Impacts, metrics & actions for 2025–2026
- Covenants & lenders: Model leverage and interest cover under the new rules; if tight, discuss resets/waivers before year end. E.g. A fiduciary firm with a St. Helier office lease of £250k/year now sees EBITDA up by £250k, but net debt rises by the PV of lease payments. Debt/EBITDA ratio deteriorates because the increase in debt from lease capitalisation outweighs the uplift in EBITDA.
- KPIs & remuneration: Expect higher EBITDA and shifts in EBIT/ROA — update scorecards and any target mechanics tied to these metrics. E.g. IT lease for servers (£60k/year, 3-year term) moves off P&L rent line into depreciation/interest. EBITDA bonus targets may need recalibration.
- Systems & controls: Build a complete lease register (payments, options, indices, residual guarantees, restoration). Put approval controls around new leases and modifications.
- Discount rate policy: Document how you set incremental borrowing rates (by currency/tenor/asset class) and how often you refresh them.
- Reassessment triggers: Lease liabilities and ROU assets must be remeasured when terms change. Track option exercise expectations, index changes, and modifications; remeasure promptly to avoid surprise adjustments at year end. If St. Helier office CPI jumps 0.5%, remeasure lease liability promptly.
- Low-value and short-term exemptions: Document which leases qualify for exemptions (short-term ≤12 months; low-value assets).
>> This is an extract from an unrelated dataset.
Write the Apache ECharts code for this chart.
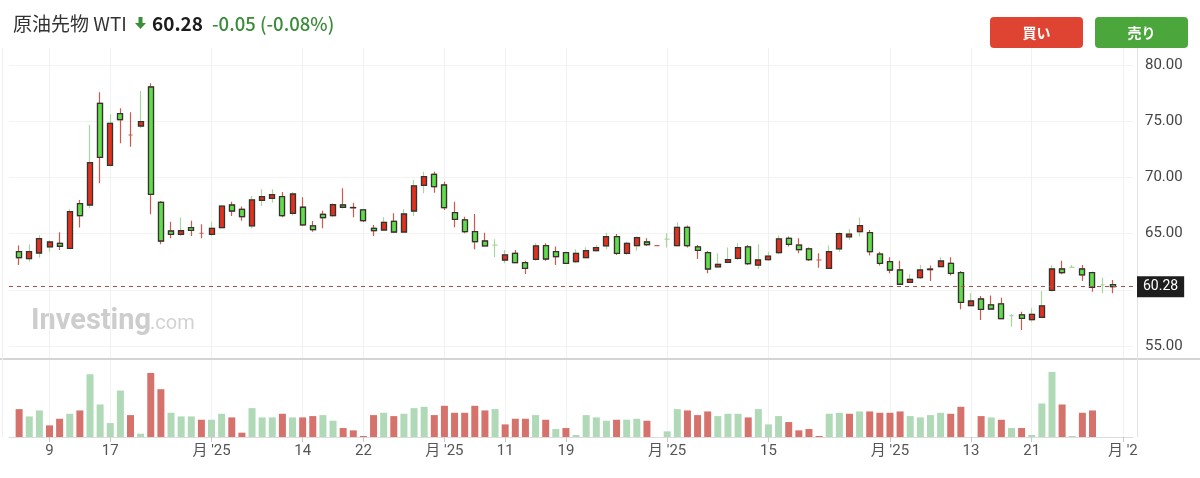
<!DOCTYPE html>
<html><head><meta charset="utf-8">
<script src="https://cdn.jsdelivr.net/npm/echarts@6/dist/echarts.min.js"></script>
<style>html,body{margin:0;padding:0;background:#fff}#c{width:1200px;height:478px}</style>
</head><body><div id="c"></div>
<script>
// ---- data ----
const padBefore = ['06-03'];
const dates = ['06-04','06-05','06-06','06-09','06-10','06-11','06-12','06-13','06-16','06-17',
 '06-18','06-19','06-20','06-23','06-24','06-25','06-26','06-27','06-30','07-01',
 '07-02','07-03','07-04','07-07','07-08','07-09','07-10','07-11','07-14','07-15',
 '07-16','07-17','07-18','07-21','07-22','07-23','07-24','07-25','07-28','07-29',
 '07-30','07-31','08-01','08-04','08-05','08-06','08-07','08-08','08-11','08-12',
 '08-13','08-14','08-15','08-18','08-19','08-20','08-21','08-22','08-25','08-26',
 '08-27','08-28','08-29','08-31','09-01','09-02','09-03','09-04','09-05','09-08',
 '09-09','09-10','09-11','09-12','09-15','09-16','09-17','09-18','09-19','09-22',
 '09-23','09-24','09-25','09-26','09-29','09-30','10-01','10-02','10-03','10-06',
 '10-07','10-08','10-09','10-10','10-13','10-14','10-15','10-16','10-17','10-20',
 '10-21','10-22','10-23','10-24','10-27','10-28','10-29','10-30','10-31'];
const padAfter = ['11-03','11-04'];

const opens = [63.39,62.77,63.27,63.81,64.13,63.69,67.66,67.54,76.59,71.07,
 75.67,73.77,74.57,78.04,67.78,65.23,64.93,65.53,65.03,64.93,
 65.53,67.54,67.16,65.68,67.96,68.14,68.29,66.80,67.34,65.68,
 66.71,66.60,67.54,67.32,67.10,65.47,65.32,66.09,65.14,67.01,
 69.29,70.27,69.32,66.86,66.21,65.17,64.34,63.98,62.65,63.24,
 62.41,62.71,63.93,63.39,63.30,62.50,62.86,63.48,63.90,64.73,
 63.24,63.93,64.25,63.93,64.50,63.93,65.56,63.81,63.30,62.03,
 62.44,62.80,63.81,62.20,62.68,63.30,64.58,63.98,63.63,62.65,
 61.91,63.63,64.70,65.17,65.08,63.18,62.50,61.76,60.66,61.08,
 61.84,62.06,62.35,61.52,58.59,59.18,58.65,58.74,57.70,57.76,
 57.34,57.55,59.95,61.85,62.00,61.85,61.52,60.43,60.45];
const closes = [62.86,63.39,64.55,64.25,63.87,66.95,66.60,71.31,71.78,74.81,
 75.14,73.77,74.96,68.49,64.34,64.93,65.25,65.28,65.03,65.47,
 67.45,67.01,66.51,67.99,68.29,68.46,66.60,68.52,65.77,65.35,
 66.42,67.57,67.34,67.30,66.15,65.26,66.00,65.14,66.74,69.24,
 70.07,69.18,67.31,66.27,65.17,64.28,63.90,63.98,63.10,62.41,
 61.91,63.90,62.74,62.95,62.35,63.24,63.48,63.75,64.73,63.24,
 64.13,64.64,64.02,63.93,64.50,65.56,63.93,63.51,61.85,62.26,
 62.68,63.75,62.32,62.65,63.00,64.52,64.04,63.57,62.68,62.65,
 63.39,65.00,64.95,65.71,63.39,62.35,61.76,60.49,60.93,61.76,
 61.80,62.56,61.46,58.88,59.00,58.26,58.29,57.43,57.70,57.46,
 57.82,58.56,61.85,61.52,62.00,61.32,60.22,60.43,60.28];
const lows = [62.21,62.50,62.86,63.39,63.54,63.63,65.53,67.25,69.47,71.00,
 73.03,72.73,74.36,66.71,64.05,64.58,64.79,64.79,64.58,64.79,
 65.47,66.57,66.15,65.47,67.46,67.75,66.45,66.60,65.68,65.17,
 65.47,66.45,67.25,66.45,66.03,64.79,65.30,65.08,65.10,66.57,
 68.58,68.64,67.10,65.56,65.02,63.60,63.84,62.89,62.35,62.35,
 61.41,62.59,62.59,62.21,62.29,62.35,62.80,63.39,63.60,63.10,
 63.10,63.48,63.90,63.93,63.75,63.84,63.75,62.74,61.46,61.97,
 62.35,62.65,62.20,61.85,62.56,63.15,63.84,63.24,62.56,61.97,
 61.91,63.39,64.43,64.73,63.04,62.15,61.46,60.43,60.60,60.96,
 60.78,62.00,61.26,58.26,58.55,57.31,58.25,57.37,56.72,56.42,
 57.16,57.50,59.83,61.38,61.95,60.78,59.83,59.69,59.69];
const highs = [63.93,64.05,64.82,64.40,65.11,67.16,67.99,74.66,77.57,75.61,
 76.14,75.79,77.69,78.37,67.90,66.06,66.42,66.15,65.82,66.06,
 67.55,67.84,67.40,68.35,68.94,68.94,68.70,68.70,68.23,66.12,
 67.04,67.70,69.03,67.75,67.16,65.77,66.45,66.80,67.16,69.77,
 70.51,70.51,69.62,67.84,66.50,66.74,65.08,64.49,63.54,63.54,
 62.59,64.13,64.13,63.84,63.39,63.60,63.78,63.98,65.08,64.96,
 64.28,64.73,64.58,63.93,65.02,66.00,65.71,63.98,63.45,63.24,
 63.75,64.13,63.98,64.04,63.39,64.82,64.73,64.58,63.75,63.24,
 63.93,65.11,65.41,66.42,65.32,63.39,62.89,62.59,61.38,62.21,
 62.15,62.89,62.89,61.67,59.69,59.45,59.48,59.30,57.82,58.05,
 58.35,59.89,62.21,62.59,62.21,62.21,61.60,61.08,60.87];
const volumes = [84,62,80,35,55,70,80,189,98,42,
 140,66,10,193,144,73,62,62,52,52,
 70,59,13,87,59,59,70,59,59,63,
 66,49,27,20,3,66,73,63,70,87,
 91,66,94,73,73,94,80,84,38,55,
 55,66,52,24,27,6,66,59,49,52,
 52,55,49,0,17,84,80,66,77,63,
 70,70,59,84,38,63,45,20,24,3,
 70,73,70,77,77,73,73,77,63,59,
 66,73,70,91,0,63,59,52,27,27,
 6,101,196,98,3,73,80,0,0];
const tickLabels = {
 '06-09':'9','06-17':'17','07-01':"月 '25",'07-14':'14','07-22':'22','08-01':"月 '25",
 '08-11':'11','08-19':'19','09-01':"月 '25",'09-15':'15','10-01':"月 '25",'10-13':'13',
 '10-21':'21','11-03':"月 '2"
};
const priceTicks = [55, 65, 70, 75, 80];
const lastPrice = closes[closes.length - 1];

// ---- styles ----
const BODY_UP = '#e3311d', BODY_DOWN = '#60dd48', BORDER = '#333333';
const WICK_UP = '#a9d69e', WICK_DOWN = '#cc5b4d';
const VOL_UP = '#b0d9b7', VOL_DOWN = '#d6726c';
const FONT = 'Roboto, "Noto Sans CJK JP", sans-serif';
const JFONT = '"Noto Sans CJK JP", sans-serif';

const cats = padBefore.concat(dates, padAfter);
const EMPTY = ['-','-','-','-'];
const wickData = padBefore.map(() => EMPTY);
const bodyData = padBefore.map(() => EMPTY);
const volData = padBefore.map(() => '-');
for (let i = 0; i < dates.length; i++) {
  const o = opens[i], c = closes[i];
  let d = c > o ? 1 : c < o ? -1 : (i > 0 && closes[i-1] > c ? -1 : 1);
  const wc = d > 0 ? WICK_UP : WICK_DOWN;
  wickData.push({ value: [o, c, lows[i], highs[i]],
    itemStyle: { color: wc, color0: wc, borderColor: wc, borderColor0: wc, borderColorDoji: wc } });
  bodyData.push(o !== c ? [o, c, Math.min(o, c), Math.max(o, c)] : EMPTY);
  const prev = i > 0 ? closes[i-1] : o;
  volData.push({ value: volumes[i], itemStyle: { color: c >= prev ? VOL_UP : VOL_DOWN } });
}
padAfter.forEach(() => { wickData.push(EMPTY); bodyData.push(EMPTY); volData.push('-'); });

const showTick = (idx, val) => tickLabels[val] !== undefined;

const chart = echarts.init(document.getElementById('c'), null, { renderer: 'canvas' });
chart.setOption({
  animation: false,
  backgroundColor: '#fff',
  grid: [
    { left: 9, right: 67, top: 48, height: 310 },
    { left: 9, right: 67, top: 360, height: 77 }
  ],
  xAxis: [
    { type: 'category', gridIndex: 0, data: cats, boundaryGap: false,
      axisLine: { show: false }, axisTick: { show: false }, axisLabel: { show: false },
      splitLine: { show: true, interval: showTick, lineStyle: { color: '#f1f1f1', width: 1 } } },
    { type: 'category', gridIndex: 1, data: cats, boundaryGap: false,
      axisLine: { show: true, lineStyle: { color: '#dcdcdc' } },
      axisTick: { show: true, interval: showTick, length: 5, lineStyle: { color: '#c8c8c8' } },
      axisLabel: { show: true, interval: showTick, formatter: v => tickLabels[v] || '',
        color: '#555', fontSize: 15, fontFamily: FONT, margin: 7 },
      splitLine: { show: true, interval: showTick, lineStyle: { color: '#f1f1f1', width: 1 } } }
  ],
  yAxis: [
    { type: 'value', gridIndex: 0, position: 'right', min: 53.93, max: 81.51,
      splitNumber: 5, minInterval: 5, maxInterval: 5, scale: true,
      axisLine: { show: false }, axisTick: { show: false },
      axisLabel: { color: '#444', fontSize: 15, fontFamily: FONT, margin: 12,
        showMinLabel: false, showMaxLabel: false,
        formatter: v => priceTicks.some(t => Math.abs(t - v) < 1e-6) ? v.toFixed(2) : '' },
      splitLine: { show: true, showMinLine: false, showMaxLine: false, lineStyle: { color: '#f3f3f3' } } },
    { type: 'value', gridIndex: 1, min: 0, max: 232, show: false, splitLine: { show: false } }
  ],
  series: [
    { type: 'candlestick', name: 'wick', xAxisIndex: 0, yAxisIndex: 0, data: wickData,
      barWidth: 5, itemStyle: { borderWidth: 1.2 }, silent: true },
    { type: 'candlestick', name: 'body', xAxisIndex: 0, yAxisIndex: 0, data: bodyData,
      barWidth: 5.5,
      itemStyle: { color: BODY_UP, color0: BODY_DOWN, borderColor: BORDER, borderColor0: BORDER,
        borderColorDoji: BORDER, borderWidth: 1.3 },
      markLine: { silent: true, symbol: ['none', 'none'], animation: false,
        data: [{ yAxis: lastPrice }],
        lineStyle: { color: '#a8504a', type: [4, 4], width: 1 },
        label: { position: 'end', distance: 4, formatter: lastPrice.toFixed(2),
          backgroundColor: '#1e1e1e', color: '#fff', fontSize: 14, fontFamily: FONT,
          padding: [4, 6, 3, 6] } } },
    { type: 'bar', name: 'vol', xAxisIndex: 1, yAxisIndex: 1, data: volData, barWidth: 7 }
  ],
  graphic: [
    { type: 'text', x: 13, y: 24, style: { text: '原油先物 WTI', fontSize: 19, fontFamily: JFONT,
      fill: '#333', verticalAlign: 'middle' } },
    { type: 'polygon', shape: { points: [[138.5,17],[142.5,17],[142.5,23],[146,23],[140.5,29],[135,23],[138.5,23]] },
      style: { fill: '#3c8d3c' } },
    { type: 'text', x: 152, y: 24, style: { text: '60.28', fontSize: 19, fontWeight: 'bold', fontFamily: JFONT,
      fill: '#1c1c1c', verticalAlign: 'middle' } },
    { type: 'text', x: 212, y: 24, style: { text: '-0.05 (-0.08%)', fontSize: 18.5, fontWeight: 500, fontFamily: JFONT,
      fill: '#3a8b3a', verticalAlign: 'middle' } },
    { type: 'rect', shape: { x: 990, y: 17, width: 93, height: 31, r: 4 }, style: { fill: '#df4433' } },
    { type: 'text', x: 1036.5, y: 32.5, style: { text: '買い', fontSize: 14, fontWeight: 'bold', fontFamily: JFONT,
      fill: '#fff', align: 'center', verticalAlign: 'middle' } },
    { type: 'rect', shape: { x: 1095, y: 17, width: 93, height: 31, r: 4 }, style: { fill: '#4ba73b' } },
    { type: 'text', x: 1141.5, y: 32.5, style: { text: '売り', fontSize: 14, fontWeight: 'bold', fontFamily: JFONT,
      fill: '#fff', align: 'center', verticalAlign: 'middle' } },
    { type: 'text', x: 31, y: 336, z: -1, style: { text: 'Investing', fontSize: 29, fontWeight: 'bold',
      fontFamily: 'Roboto, sans-serif', fill: '#cdcdcd', verticalAlign: 'bottom' } },
    { type: 'text', x: 150, y: 334, z: -1, style: { text: '.com', fontSize: 20,
      fontFamily: 'Roboto, sans-serif', fill: '#d2d2d2', verticalAlign: 'bottom' } },
    { type: 'line', shape: { x1: 0, y1: 359, x2: 1200, y2: 359 }, style: { stroke: '#d4d4d4', lineWidth: 2 } },
    { type: 'line', shape: { x1: 1137.5, y1: 48, x2: 1137.5, y2: 437 }, style: { stroke: '#e2e2e2', lineWidth: 1 } },
    { type: 'line', shape: { x1: 2.5, y1: 48, x2: 2.5, y2: 437 }, style: { stroke: '#efefef', lineWidth: 1 } }
  ]
});
</script>
</body></html>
Exempted leases can remain off-balance sheet but must still be disclosed, e.g. temporary office space for 6 months can apply short-term exemption.
- Disclosures: Plan to show ROU assets by class, current/non-current lease liabilities, maturity analysis, the expense split (depreciation/interest/short-term/low value), and any policy elections.
- Size tiers: Small entities (Section 1A) use the same recognition and measurement, with proportionate disclosure. Micro entities under FRS 105 sit outside this model.